Cheap scifi film effects unfortunately totally hijacked the meaning of the word "holographic" over the decades, so the public imagines ...roughly this "huge display in the middle of the street" or, generally, what really seems more like a volumetric display (usually while projecting somebody in "scifi videoconferencing")

But that is NOT holography; the word has very specific meaning. And, sadly, people don't even realize how impressive real, already actually existing holograms feel (one rapidly found example another nice one ), basically for a few decades already; people seem to not realize about them to the point of doubting what they see on such videos, thinking it's just a trick (no, it's not... they feel awesome when held, the light actually really behaving like the plate has some "inside")

Yes, static so far, also with poor colour gamut and such.

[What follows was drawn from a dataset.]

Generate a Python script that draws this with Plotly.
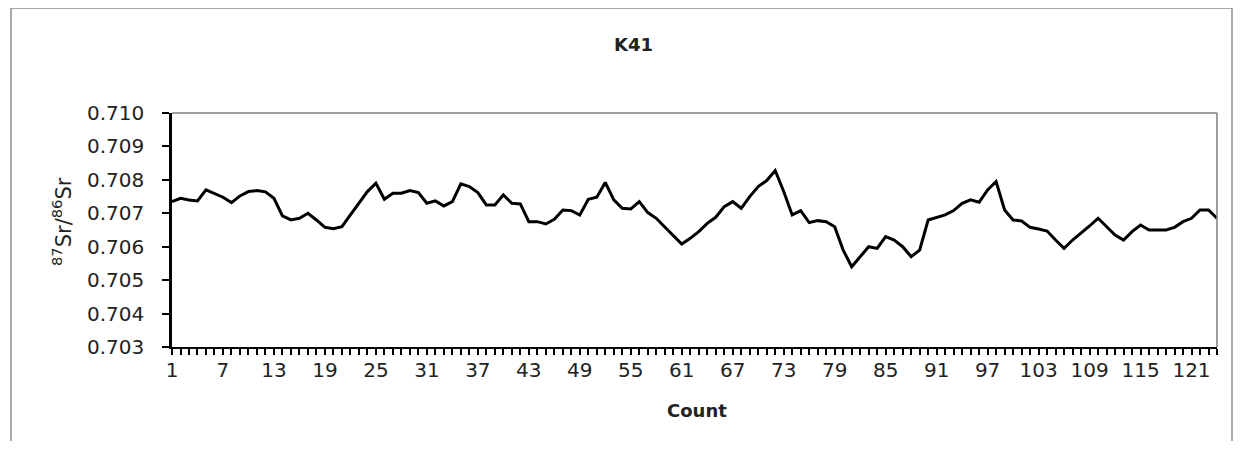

Good holographic video display will require effective size of pixels comparable to the wavelength of light, plus processing and memory we're nowhere near yet.
But once we're there... a display will feel kinda like a window or mirror (bonus: at that point, we probably won't have to endure any more the efforts, every 2 decades or so despite numerous failures, to push on us the cheap and inherently flawed trick of stereography)

All this essentially being an example of the unfortunate effects of "scifi cargo cultism" that I sometimes point out - fluffy fantasies displacing, masking, causing the people to miss the wild possibilities in actually existing universe.